[START OF Supplied material]
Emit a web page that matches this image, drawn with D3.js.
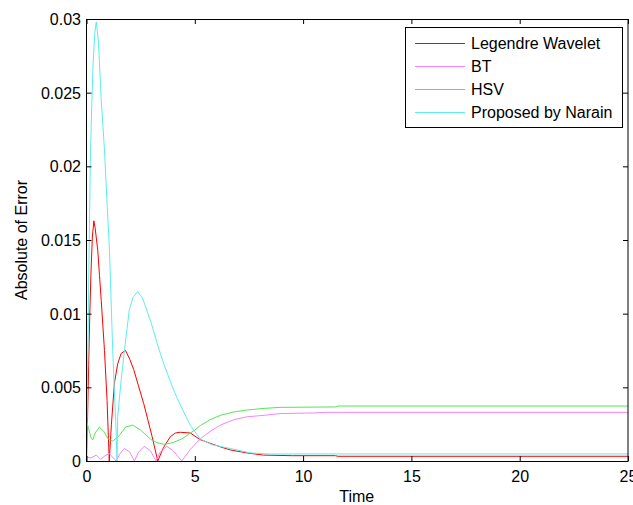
<!DOCTYPE html>
<html>
<head>
<meta charset="utf-8">
<script src="https://cdn.jsdelivr.net/npm/d3@7"></script>
<style>
    body { margin: 0; background: #fff; }
    svg { display: block; font-family: "Liberation Sans", Arial, sans-serif; }
</style>
</head>
<body>
<div id="chart"></div>
<script>
// Series: [time, absolute error]
const legendreWavelet = [
    [0, 0], [0.05, 0.003], [0.1, 0.0065], [0.15, 0.0098], [0.2, 0.0125], [0.27, 0.0152],
    [0.34, 0.0163], [0.4, 0.0158], [0.52, 0.0143], [0.6, 0.0126], [0.68, 0.0109],
    [0.83, 0.0075], [0.95, 0.0041], [1.05, 0], [1.15, 0.0025], [1.29, 0.0053],
    [1.44, 0.0066], [1.6, 0.0073], [1.8, 0.0075], [2.0, 0.0069], [2.18, 0.0062],
    [2.4, 0.0051], [2.64, 0.0039], [2.85, 0.0027], [3.03, 0.00165], [3.29, 0],
    [3.55, 0.0009], [3.87, 0.00165], [4.1, 0.0019], [4.33, 0.00195], [4.79, 0.0019],
    [5.25, 0.00145], [5.71, 0.0012], [6.2, 0.00095], [6.64, 0.00075], [7.4, 0.00055],
    [8.17, 0.0004], [9.5, 0.00036], [11.5, 0.00036], [11.6, 0.00032], [25, 0.00032]
];

const bt = [
    [0, 0.0003], [0.2, 0.0002], [0.45, 0.0004], [0.65, 0.0001], [0.85, 0.00035],
    [1.06, 0.0005], [1.3, 0.0001], [1.37, 0], [1.55, 0.0005], [1.75, 0.00086],
    [2.0, 0.0006], [2.21, 0], [2.4, 0.0006], [2.67, 0.001], [2.95, 0.0007],
    [3.21, 0], [3.4, 0.0006], [3.7, 0.001], [4.0, 0.0007], [4.4, 0],
    [4.8, 0.0008], [5.25, 0.0015], [5.7, 0.002], [6.18, 0.00244], [6.8, 0.0028],
    [7.4, 0.003], [8.2, 0.0031], [8.94, 0.00322], [10.46, 0.00326], [11, 0.0033],
    [25, 0.0033]
];

const hsv = [
    [0, 0.0027], [0.1, 0.0022], [0.2, 0.0016], [0.29, 0.00143], [0.4, 0.0019],
    [0.6, 0.0023], [0.8, 0.002], [1.0, 0.0015], [1.21, 0.00135], [1.5, 0.0017],
    [1.8, 0.0023], [2.13, 0.00244], [2.5, 0.0021], [2.98, 0.00145], [3.3, 0.00122],
    [3.6, 0.00113], [4.0, 0.00125], [4.4, 0.0015], [5.0, 0.0021], [5.25, 0.0024],
    [5.7, 0.0028], [6.18, 0.0031], [6.8, 0.00333], [7.4, 0.00346], [8.2, 0.00357],
    [8.94, 0.00364], [11.5, 0.00367], [11.6, 0.00373], [25, 0.00373]
];

const proposedNarain = [
    [0, 0], [0.05, 0.006], [0.1, 0.012], [0.18, 0.0206], [0.24, 0.024], [0.3, 0.0268],
    [0.38, 0.029], [0.45, 0.0298], [0.55, 0.0285], [0.68, 0.0245], [0.83, 0.0211],
    [0.95, 0.0175], [1.06, 0.0143], [1.21, 0.0075], [1.37, 0.0019], [1.41, 0],
    [1.44, 0.003], [1.6, 0.0055], [1.75, 0.0075], [1.98, 0.0103], [2.15, 0.0111],
    [2.36, 0.0115], [2.6, 0.011], [2.98, 0.0094], [3.3, 0.0078], [3.59, 0.0065],
    [4.0, 0.0049], [4.33, 0.0038], [4.8, 0.0024], [5.25, 0.0015], [5.8, 0.0011],
    [6.64, 0.00085], [7.56, 0.00055], [8.5, 0.00047], [10, 0.00048], [25, 0.00048]
];

const seriesNames = ['Legendre Wavelet', 'BT', 'HSV', 'Proposed by Narain'];
const seriesData = [legendreWavelet, bt, hsv, proposedNarain];
const seriesColors = ['#ff0000', '#f884f8', '#55e655', '#5ceeee'];

const xTicks = [0, 5, 10, 15, 20, 25];
const yTicks = [0, 0.005, 0.01, 0.015, 0.02, 0.025, 0.03];

const width = 633;
const height = 505;
const plot = { left: 86.5, right: 628, top: 19, bottom: 461 };

const svg = d3.select('#chart').append('svg')
    .attr('width', width)
    .attr('height', height);

const x = d3.scaleLinear().domain([0, 25]).range([plot.left, plot.right]);
const y = d3.scaleLinear().domain([0, 0.03]).range([plot.bottom, plot.top]);

// Curves first, box and ticks drawn over them
const line = d3.line().x(d => x(d[0])).y(d => y(d[1]));

svg.append('g')
    .selectAll('path')
    .data(seriesData)
    .join('path')
    .attr('fill', 'none')
    .attr('stroke', (d, i) => seriesColors[i])
    .attr('stroke-width', 1)
    .attr('d', line);

const fmtY = d => d === 0 ? '0' : String(+d.toFixed(3));

// Inward ticks on all four sides, labels only on bottom/left
const axisDefs = [
    { axis: d3.axisBottom(x).tickValues(xTicks).tickFormat(d => d), pos: `translate(0,${plot.bottom})`, labels: true },
    { axis: d3.axisTop(x).tickValues(xTicks).tickFormat(''), pos: `translate(0,${plot.top})`, labels: false },
    { axis: d3.axisLeft(y).tickValues(yTicks).tickFormat(fmtY), pos: `translate(${plot.left},0)`, labels: true },
    { axis: d3.axisRight(y).tickValues(yTicks).tickFormat(''), pos: `translate(${plot.right},0)`, labels: false }
];

axisDefs.forEach(a => {
    const g = svg.append('g')
        .attr('transform', a.pos)
        .call(a.axis.tickSizeInner(-5).tickSizeOuter(0).tickPadding(0));
    g.select('.domain').remove();
    g.selectAll('line').attr('stroke', '#000');
    g.selectAll('text')
        .attr('fill', '#000')
        .attr('font-size', '16px')
        .attr('font-family', '"Liberation Sans", Arial, sans-serif');
});

// Position tick labels the way MATLAB does
svg.selectAll('g').filter(function () {
    return this.getAttribute('transform') === `translate(0,${plot.bottom})`;
}).selectAll('text').attr('y', 21).attr('dy', 0);

svg.selectAll('g').filter(function () {
    return this.getAttribute('transform') === `translate(${plot.left},0)`;
}).selectAll('text').attr('x', -5.5).attr('dy', '0.35em');

// Plot box
svg.append('rect')
    .attr('x', plot.left)
    .attr('y', plot.top + 0.5)
    .attr('width', plot.right - plot.left)
    .attr('height', plot.bottom - plot.top)
    .attr('fill', 'none')
    .attr('stroke', '#000')
    .attr('stroke-width', 1);

// Axis titles
svg.append('text')
    .attr('x', (plot.left + plot.right) / 2 - 0.5)
    .attr('y', 501.5)
    .attr('text-anchor', 'middle')
    .attr('font-size', '16px')
    .text('Time');

svg.append('text')
    .attr('transform', `translate(26.5,${(plot.top + plot.bottom) / 2}) rotate(-90)`)
    .attr('text-anchor', 'middle')
    .attr('font-size', '16px')
    .text('Absolute of Error');

// Legend
const legend = svg.append('g');

legend.append('rect')
    .attr('x', 405.5)
    .attr('y', 27.5)
    .attr('width', 217)
    .attr('height', 100)
    .attr('fill', '#fff')
    .attr('stroke', '#000');

seriesNames.forEach((name, i) => {
    const rowY = 43.5 + i * 23;
    legend.append('line')
        .attr('x1', 415)
        .attr('x2', 465)
        .attr('y1', rowY)
        .attr('y2', rowY)
        .attr('stroke', seriesColors[i])
        .attr('stroke-width', 1);
    legend.append('text')
        .attr('x', 471)
        .attr('y', rowY + 5.8)
        .attr('font-size', '16px')
        .text(name);
});
</script>
</body>
</html>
[END OF Supplied material]
▶ [Task] Give an exact copy of the material, leaving out every picture.

▶ [Response]
Emit a web page that matches this image, drawn with D3.js.
<!DOCTYPE html>
<html>
<head>
<meta charset="utf-8">
<script src="https://cdn.jsdelivr.net/npm/d3@7"></script>
<style>
    body { margin: 0; background: #fff; }
    svg { display: block; font-family: "Liberation Sans", Arial, sans-serif; }
</style>
</head>
<body>
<div id="chart"></div>
<script>
// Series: [time, absolute error]
const legendreWavelet = [
    [0, 0], [0.05, 0.003], [0.1, 0.0065], [0.15, 0.0098], [0.2, 0.0125], [0.27, 0.0152],
    [0.34, 0.0163], [0.4, 0.0158], [0.52, 0.0143], [0.6, 0.0126], [0.68, 0.0109],
    [0.83, 0.0075], [0.95, 0.0041], [1.05, 0], [1.15, 0.0025], [1.29, 0.0053],
    [1.44, 0.0066], [1.6, 0.0073], [1.8, 0.0075], [2.0, 0.0069], [2.18, 0.0062],
    [2.4, 0.0051], [2.64, 0.0039], [2.85, 0.0027], [3.03, 0.00165], [3.29, 0],
    [3.55, 0.0009], [3.87, 0.00165], [4.1, 0.0019], [4.33, 0.00195], [4.79, 0.0019],
    [5.25, 0.00145], [5.71, 0.0012], [6.2, 0.00095], [6.64, 0.00075], [7.4, 0.00055],
    [8.17, 0.0004], [9.5, 0.00036], [11.5, 0.00036], [11.6, 0.00032], [25, 0.00032]
];

const bt = [
    [0, 0.0003], [0.2, 0.0002], [0.45, 0.0004], [0.65, 0.0001], [0.85, 0.00035],
    [1.06, 0.0005], [1.3, 0.0001], [1.37, 0], [1.55, 0.0005], [1.75, 0.00086],
    [2.0, 0.0006], [2.21, 0], [2.4, 0.0006], [2.67, 0.001], [2.95, 0.0007],
    [3.21, 0], [3.4, 0.0006], [3.7, 0.001], [4.0, 0.0007], [4.4, 0],
    [4.8, 0.0008], [5.25, 0.0015], [5.7, 0.002], [6.18, 0.00244], [6.8, 0.0028],
    [7.4, 0.003], [8.2, 0.0031], [8.94, 0.00322], [10.46, 0.00326], [11, 0.0033],
    [25, 0.0033]
];

const hsv = [
    [0, 0.0027], [0.1, 0.0022], [0.2, 0.0016], [0.29, 0.00143], [0.4, 0.0019],
    [0.6, 0.0023], [0.8, 0.002], [1.0, 0.0015], [1.21, 0.00135], [1.5, 0.0017],
    [1.8, 0.0023], [2.13, 0.00244], [2.5, 0.0021], [2.98, 0.00145], [3.3, 0.00122],
    [3.6, 0.00113], [4.0, 0.00125], [4.4, 0.0015], [5.0, 0.0021], [5.25, 0.0024],
    [5.7, 0.0028], [6.18, 0.0031], [6.8, 0.00333], [7.4, 0.00346], [8.2, 0.00357],
    [8.94, 0.00364], [11.5, 0.00367], [11.6, 0.00373], [25, 0.00373]
];

const proposedNarain = [
    [0, 0], [0.05, 0.006], [0.1, 0.012], [0.18, 0.0206], [0.24, 0.024], [0.3, 0.0268],
    [0.38, 0.029], [0.45, 0.0298], [0.55, 0.0285], [0.68, 0.0245], [0.83, 0.0211],
    [0.95, 0.0175], [1.06, 0.0143], [1.21, 0.0075], [1.37, 0.0019], [1.41, 0],
    [1.44, 0.003], [1.6, 0.0055], [1.75, 0.0075], [1.98, 0.0103], [2.15, 0.0111],
    [2.36, 0.0115], [2.6, 0.011], [2.98, 0.0094], [3.3, 0.0078], [3.59, 0.0065],
    [4.0, 0.0049], [4.33, 0.0038], [4.8, 0.0024], [5.25, 0.0015], [5.8, 0.0011],
    [6.64, 0.00085], [7.56, 0.00055], [8.5, 0.00047], [10, 0.00048], [25, 0.00048]
];

const seriesNames = ['Legendre Wavelet', 'BT', 'HSV', 'Proposed by Narain'];
const seriesData = [legendreWavelet, bt, hsv, proposedNarain];
const seriesColors = ['#ff0000', '#f884f8', '#55e655', '#5ceeee'];

const xTicks = [0, 5, 10, 15, 20, 25];
const yTicks = [0, 0.005, 0.01, 0.015, 0.02, 0.025, 0.03];

const width = 633;
const height = 505;
const plot = { left: 86.5, right: 628, top: 19, bottom: 461 };

const svg = d3.select('#chart').append('svg')
    .attr('width', width)
    .attr('height', height);

const x = d3.scaleLinear().domain([0, 25]).range([plot.left, plot.right]);
const y = d3.scaleLinear().domain([0, 0.03]).range([plot.bottom, plot.top]);

// Curves first, box and ticks drawn over them
const line = d3.line().x(d => x(d[0])).y(d => y(d[1]));

svg.append('g')
    .selectAll('path')
    .data(seriesData)
    .join('path')
    .attr('fill', 'none')
    .attr('stroke', (d, i) => seriesColors[i])
    .attr('stroke-width', 1)
    .attr('d', line);

const fmtY = d => d === 0 ? '0' : String(+d.toFixed(3));

// Inward ticks on all four sides, labels only on bottom/left
const axisDefs = [
    { axis: d3.axisBottom(x).tickValues(xTicks).tickFormat(d => d), pos: `translate(0,${plot.bottom})`, labels: true },
    { axis: d3.axisTop(x).tickValues(xTicks).tickFormat(''), pos: `translate(0,${plot.top})`, labels: false },
    { axis: d3.axisLeft(y).tickValues(yTicks).tickFormat(fmtY), pos: `translate(${plot.left},0)`, labels: true },
    { axis: d3.axisRight(y).tickValues(yTicks).tickFormat(''), pos: `translate(${plot.right},0)`, labels: false }
];

axisDefs.forEach(a => {
    const g = svg.append('g')
        .attr('transform', a.pos)
        .call(a.axis.tickSizeInner(-5).tickSizeOuter(0).tickPadding(0));
    g.select('.domain').remove();
    g.selectAll('line').attr('stroke', '#000');
    g.selectAll('text')
        .attr('fill', '#000')
        .attr('font-size', '16px')
        .attr('font-family', '"Liberation Sans", Arial, sans-serif');
});

// Position tick labels the way MATLAB does
svg.selectAll('g').filter(function () {
    return this.getAttribute('transform') === `translate(0,${plot.bottom})`;
}).selectAll('text').attr('y', 21).attr('dy', 0);

svg.selectAll('g').filter(function () {
    return this.getAttribute('transform') === `translate(${plot.left},0)`;
}).selectAll('text').attr('x', -5.5).attr('dy', '0.35em');

// Plot box
svg.append('rect')
    .attr('x', plot.left)
    .attr('y', plot.top + 0.5)
    .attr('width', plot.right - plot.left)
    .attr('height', plot.bottom - plot.top)
    .attr('fill', 'none')
    .attr('stroke', '#000')
    .attr('stroke-width', 1);

// Axis titles
svg.append('text')
    .attr('x', (plot.left + plot.right) / 2 - 0.5)
    .attr('y', 501.5)
    .attr('text-anchor', 'middle')
    .attr('font-size', '16px')
    .text('Time');

svg.append('text')
    .attr('transform', `translate(26.5,${(plot.top + plot.bottom) / 2}) rotate(-90)`)
    .attr('text-anchor', 'middle')
    .attr('font-size', '16px')
    .text('Absolute of Error');

// Legend
const legend = svg.append('g');

legend.append('rect')
    .attr('x', 405.5)
    .attr('y', 27.5)
    .attr('width', 217)
    .attr('height', 100)
    .attr('fill', '#fff')
    .attr('stroke', '#000');

seriesNames.forEach((name, i) => {
    const rowY = 43.5 + i * 23;
    legend.append('line')
        .attr('x1', 415)
        .attr('x2', 465)
        .attr('y1', rowY)
        .attr('y2', rowY)
        .attr('stroke', seriesColors[i])
        .attr('stroke-width', 1);
    legend.append('text')
        .attr('x', 471)
        .attr('y', rowY + 5.8)
        .attr('font-size', '16px')
        .text(name);
});
</script>
</body>
</html>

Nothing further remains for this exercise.